-- START --

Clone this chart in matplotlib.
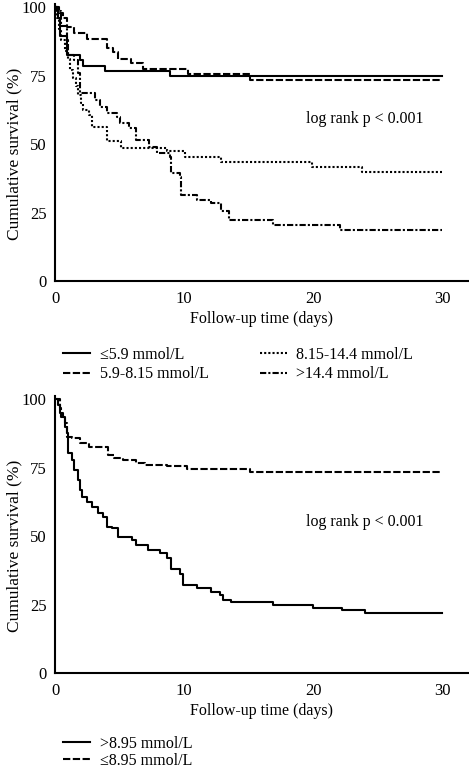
import matplotlib
matplotlib.use("Agg")
import matplotlib.pyplot as plt

plt.rcParams['font.family'] = ['Liberation Serif', 'DejaVu Serif']
plt.rcParams['font.size'] = 11.5

# top panel: glucose groups (days, survival %)
t_le59 = [0, 0.2, 0.4, 0.9, 1.9, 2.2, 3.9, 8.9, 30]
s_le59 = [100, 96, 89.5, 82.5, 80.5, 78.5, 76.5, 74.7, 74.7]

t_59_815 = [0, 0.3, 0.6, 0.9, 1.5, 2.5, 4.0, 4.5, 4.9, 5.9, 6.8, 10.3, 15.1, 30]
s_59_815 = [100, 97.8, 96, 92.7, 90.5, 88.5, 85, 83.5, 81, 79.5, 77.4, 75.4, 73.4, 73.4]

t_815_144 = [0, 0.15, 0.3, 0.5, 0.8, 1.0, 1.2, 1.4, 1.6, 1.8, 2.0, 2.2, 2.6, 2.9,
             4.0, 5.1, 8.7, 10.1, 12.9, 19.9, 23.8, 30]
s_815_144 = [100, 96, 92, 88, 84, 81, 77, 74, 71, 68, 65, 62.4, 60.5, 56.2,
             51, 48.7, 47.5, 45.2, 43.3, 41.6, 39.8, 39.8]

t_gt144 = [0, 0.15, 0.5, 0.9, 1.0, 1.5, 1.8, 1.9, 3.1, 3.5, 4.0, 4.8, 5.0, 5.7, 6.3,
           7.3, 7.9, 8.9, 9.0, 9.7, 9.8, 11.0, 12.1, 12.9, 13.5, 16.9, 22.1, 30]
s_gt144 = [100, 98.5, 93, 88, 82.5, 80.5, 76, 68.6, 66, 63.5, 61.3, 59.9, 57.7, 55.8, 51.5,
           48.9, 46.7, 45.3, 39.4, 38, 31.5, 29.6, 28.5, 25.5, 22.3, 20.6, 18.6, 18.6]

# bottom panel: cut-off 8.95 mmol/L
t_gt895 = [0, 0.2, 0.4, 0.6, 0.8, 0.9, 1.0, 1.3, 1.5, 1.8, 1.9, 2.1, 2.5, 2.9, 3.3, 3.7,
           4.0, 4.4, 4.9, 6.0, 6.3, 7.2, 8.1, 8.7, 9.0, 9.7, 9.9, 11.0, 12.1, 12.8, 13.0,
           13.6, 16.9, 20.0, 22.2, 24.0, 30]
s_gt895 = [100, 97.8, 94.9, 93.4, 89.8, 87.6, 80.3, 77.7, 74, 70.4, 66.8, 64.2, 62.4, 60.6, 58.4, 56.9,
           53.3, 52.9, 49.6, 48.5, 46.7, 44.9, 43.8, 42, 37.8, 36, 32.1, 31, 29.6, 28.5, 26.8,
           25.8, 25, 23.9, 23, 21.9, 21.9]

t_le895 = [0, 0.4, 0.5, 0.8, 0.9, 1.3, 1.9, 2.6, 4.1, 4.6, 5.3, 6.3, 7.0, 8.7, 10.2, 15.1, 30]
s_le895 = [100, 96.7, 93.4, 91.2, 86.1, 85.8, 83.9, 82.5, 79.6, 78.5, 77.7, 76.6, 75.9, 75.4, 74.5, 73.4, 73.4]

top_labels = ['≤5.9 mmol/L', '5.9-8.15 mmol/L', '8.15-14.4 mmol/L', '>14.4 mmol/L']
bottom_labels = ['>8.95 mmol/L', '≤8.95 mmol/L']
xticks = [0, 10, 20, 30]
yticks = [0, 25, 50, 75, 100]

solid = '-'
dashed = (0, (3.5, 1.2))
dotted = (0, (1, 1))
dashdot = (0, (3, 1, 1, 1))
lw = 1.5

fig = plt.figure(figsize=(4.69, 7.69), dpi=100)
W, H = 469, 769
ax1 = fig.add_axes([55 / W, 488 / H, 413 / W, 276.7 / H])
ax2 = fig.add_axes([55 / W, 96 / H, 413 / W, 276.7 / H])


def style(ax):
    ax.set_xlim(0, 32)
    ax.set_ylim(0, 101)
    ax.set_xticks(xticks)
    ax.set_yticks(yticks)
    ax.tick_params(length=0, labelsize=12)
    ax.tick_params(axis='x', pad=7)
    ax.tick_params(axis='y', pad=6)
    for s in ['top', 'right']:
        ax.spines[s].set_visible(False)
    for s in ['left', 'bottom']:
        ax.spines[s].set_linewidth(1.5)
    ax.set_xlabel('Follow-up time (days)', labelpad=3)
    ax.set_ylabel('Cumulative survival (%)', fontsize=12.5)
    ax.yaxis.set_label_coords(-0.08, 0.46)


ax1.step(t_le59, s_le59, where='post', color='black', lw=lw, linestyle=solid, label=top_labels[0])
ax1.step(t_59_815, s_59_815, where='post', color='black', lw=lw, linestyle=dashed, label=top_labels[1])
ax1.step(t_815_144, s_815_144, where='post', color='black', lw=lw, linestyle=dotted, label=top_labels[2])
ax1.step(t_gt144, s_gt144, where='post', color='black', lw=lw, linestyle=dashdot, label=top_labels[3])
style(ax1)
ax1.text(24, 59, 'log rank p < 0.001', ha='center', va='center', fontsize=11.5)

ax2.step(t_gt895, s_gt895, where='post', color='black', lw=lw, linestyle=solid, label=bottom_labels[0])
ax2.step(t_le895, s_le895, where='post', color='black', lw=lw, linestyle=dashed, label=bottom_labels[1])
style(ax2)
ax2.text(24, 55, 'log rank p < 0.001', ha='center', va='center', fontsize=11.5)

fig.legend(handles=ax1.get_lines(), labels=top_labels, ncols=2, loc='upper left',
           bbox_to_anchor=(55 / W, 1 - 339 / H), frameon=False, borderpad=0,
           handlelength=1.7, handletextpad=0.6, columnspacing=3.2, labelspacing=0.2,
           fontsize=11.5)
fig.legend(handles=ax2.get_lines(), labels=bottom_labels, ncols=1, loc='upper left',
           bbox_to_anchor=(55 / W, 1 - 728 / H), frameon=False, borderpad=0,
           handlelength=1.7, handletextpad=0.6, labelspacing=0.05, fontsize=11.5)

fig.savefig('out.png', dpi=100)
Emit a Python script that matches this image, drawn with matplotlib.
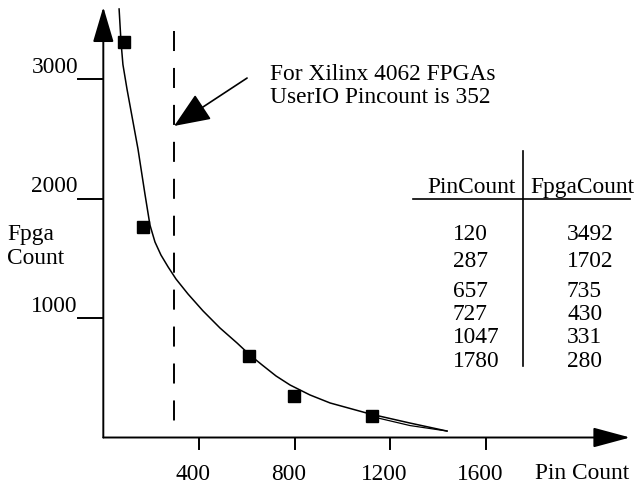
import matplotlib.pyplot as plt
from matplotlib.lines import Line2D

plt.rcParams['font.family'] = ['Liberation Serif', 'DejaVu Serif']

# --------------- data ---------------
table_pins = [120, 287, 657, 727, 1047, 1780]
table_fpgas = [3492, 1702, 735, 430, 331, 280]

# plotted squares
point_pins = [87, 166, 610, 797, 1123]
point_fpgas = [3310, 1762, 682, 347, 184]

# hand drawn fit curve
curve_pins = [66, 74, 82, 99, 145, 174, 195, 216, 241, 271, 304, 354, 417,
              488, 559, 613, 664, 722, 781, 864, 948, 1115, 1282, 1437]
curve_fpgas = [3586, 3310, 3121, 2916, 2414, 2038, 1778, 1636, 1527, 1427,
               1326, 1201, 1059, 916, 791, 690, 607, 515, 439, 356, 289,
               197, 121, 54]
# second stroke at the end of the curve
tail_pins = [1123, 1282, 1437]
tail_fpgas = [175, 100, 54]

x_ticks = [400, 800, 1200, 1600]
y_ticks = [1000, 2000, 3000]
userio_pins = 296   # where the dashed line sits

W, H = 639, 485
FS = 16.8

fig = plt.figure(figsize=(W / 100, H / 100), dpi=100)
ax = fig.add_axes([0, 0, 1, 1])
ax.set_xlim(-431.9, 2239.5)
ax.set_ylim(-389.1, 3669.5)
ax.axis('off')


def fx(x, y):
    # pixel (top-left origin) -> figure fraction
    return (x / W, 1 - y / H)


# --------------- axes with arrow heads ---------------
ax.annotate('', xy=(0, 3602), xytext=(0, 0),
            arrowprops=dict(arrowstyle='-|>,head_length=2.2,head_width=0.65',
                            mutation_scale=10, lw=1.4, color='k',
                            shrinkA=0, shrinkB=0))
ax.annotate('', xy=(2202, 0), xytext=(0, 0),
            arrowprops=dict(arrowstyle='-|>,head_length=2.3,head_width=0.62',
                            mutation_scale=10, lw=1.4, color='k',
                            shrinkA=0, shrinkB=0))

for t in y_ticks:
    ax.plot([-106, 0], [t, t], color='k', lw=1.4)
    ax.text(-106, t + 59, str(t), ha='right', va='baseline', fontsize=FS)
for t in x_ticks:
    ax.plot([t, t], [0, -96], color='k', lw=1.4)
    ax.text(t - 25, -347, str(t), ha='center', va='baseline', fontsize=FS)

fig.text(*fx(7, 240), 'Fpga', fontsize=FS, va='baseline')
fig.text(*fx(7, 264), 'Count', fontsize=FS, va='baseline')
fig.text(*fx(535, 479), 'Pin Count', fontsize=FS, va='baseline')

# --------------- curve, points, dashed marker ---------------
ax.plot(curve_pins, curve_fpgas, color='k', lw=1.1)
ax.plot(tail_pins, tail_fpgas, color='k', lw=0.9)
ax.plot(point_pins, point_fpgas, 's', color='k', ms=8, ls='none')
ax.plot([userio_pins, userio_pins], [3402, 0], color='k', lw=1.4,
        dashes=(10.3, 8.7))

ax.annotate('', xy=(userio_pins, 2607), xytext=(601, 3008),
            arrowprops=dict(arrowstyle='-|>,head_length=2.27,head_width=0.94',
                            mutation_scale=10, lw=1.2, color='k',
                            shrinkA=0, shrinkB=0))
fig.text(*fx(270, 80), 'For Xilinx 4062 FPGAs', fontsize=FS, va='baseline')
fig.text(*fx(270, 103), 'UserIO Pincount is 352', fontsize=FS, va='baseline')

# --------------- table ---------------
fig.text(*fx(472, 193), 'PinCount', fontsize=FS, ha='center', va='baseline')
fig.text(*fx(582, 193), 'FpgaCount', fontsize=FS, ha='center', va='baseline')
fig.add_artist(Line2D([413 / W, 630 / W], [1 - 200 / H] * 2, lw=1.2, color='k'))
fig.add_artist(Line2D([523 / W] * 2, [1 - 152 / H, 1 - 367 / H], lw=1.2, color='k'))

row_y = [240, 267, 297, 320, 343, 367]
for pin, cnt, yb in zip(table_pins, table_fpgas, row_y):
    fig.text(*fx(453, yb), str(pin), fontsize=FS, va='baseline')
    fig.text(*fx(567, yb), str(cnt), fontsize=FS, va='baseline')

fig.savefig('out.png', dpi=100)
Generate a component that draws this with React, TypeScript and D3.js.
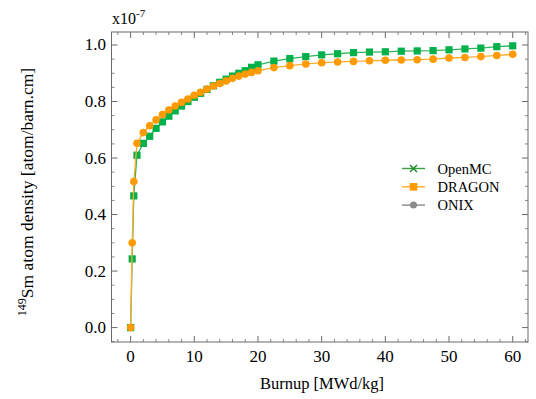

-- END --

> **Given task**:
Print exactly what appears from the line holding "Emit a Python" down to the line holding "ha='center', va='baseline', fontsize=FS)", both ends kept, leaving out the pictures.

> **Problem solution**:
Emit a Python script that matches this image, drawn with matplotlib.
import matplotlib.pyplot as plt
from matplotlib.lines import Line2D

plt.rcParams['font.family'] = ['Liberation Serif', 'DejaVu Serif']

# --------------- data ---------------
table_pins = [120, 287, 657, 727, 1047, 1780]
table_fpgas = [3492, 1702, 735, 430, 331, 280]

# plotted squares
point_pins = [87, 166, 610, 797, 1123]
point_fpgas = [3310, 1762, 682, 347, 184]

# hand drawn fit curve
curve_pins = [66, 74, 82, 99, 145, 174, 195, 216, 241, 271, 304, 354, 417,
              488, 559, 613, 664, 722, 781, 864, 948, 1115, 1282, 1437]
curve_fpgas = [3586, 3310, 3121, 2916, 2414, 2038, 1778, 1636, 1527, 1427,
               1326, 1201, 1059, 916, 791, 690, 607, 515, 439, 356, 289,
               197, 121, 54]
# second stroke at the end of the curve
tail_pins = [1123, 1282, 1437]
tail_fpgas = [175, 100, 54]

x_ticks = [400, 800, 1200, 1600]
y_ticks = [1000, 2000, 3000]
userio_pins = 296   # where the dashed line sits

W, H = 639, 485
FS = 16.8

fig = plt.figure(figsize=(W / 100, H / 100), dpi=100)
ax = fig.add_axes([0, 0, 1, 1])
ax.set_xlim(-431.9, 2239.5)
ax.set_ylim(-389.1, 3669.5)
ax.axis('off')


def fx(x, y):
    # pixel (top-left origin) -> figure fraction
    return (x / W, 1 - y / H)


# --------------- axes with arrow heads ---------------
ax.annotate('', xy=(0, 3602), xytext=(0, 0),
            arrowprops=dict(arrowstyle='-|>,head_length=2.2,head_width=0.65',
                            mutation_scale=10, lw=1.4, color='k',
                            shrinkA=0, shrinkB=0))
ax.annotate('', xy=(2202, 0), xytext=(0, 0),
            arrowprops=dict(arrowstyle='-|>,head_length=2.3,head_width=0.62',
                            mutation_scale=10, lw=1.4, color='k',
                            shrinkA=0, shrinkB=0))

for t in y_ticks:
    ax.plot([-106, 0], [t, t], color='k', lw=1.4)
    ax.text(-106, t + 59, str(t), ha='right', va='baseline', fontsize=FS)
for t in x_ticks:
    ax.plot([t, t], [0, -96], color='k', lw=1.4)
    ax.text(t - 25, -347, str(t), ha='center', va='baseline', fontsize=FS)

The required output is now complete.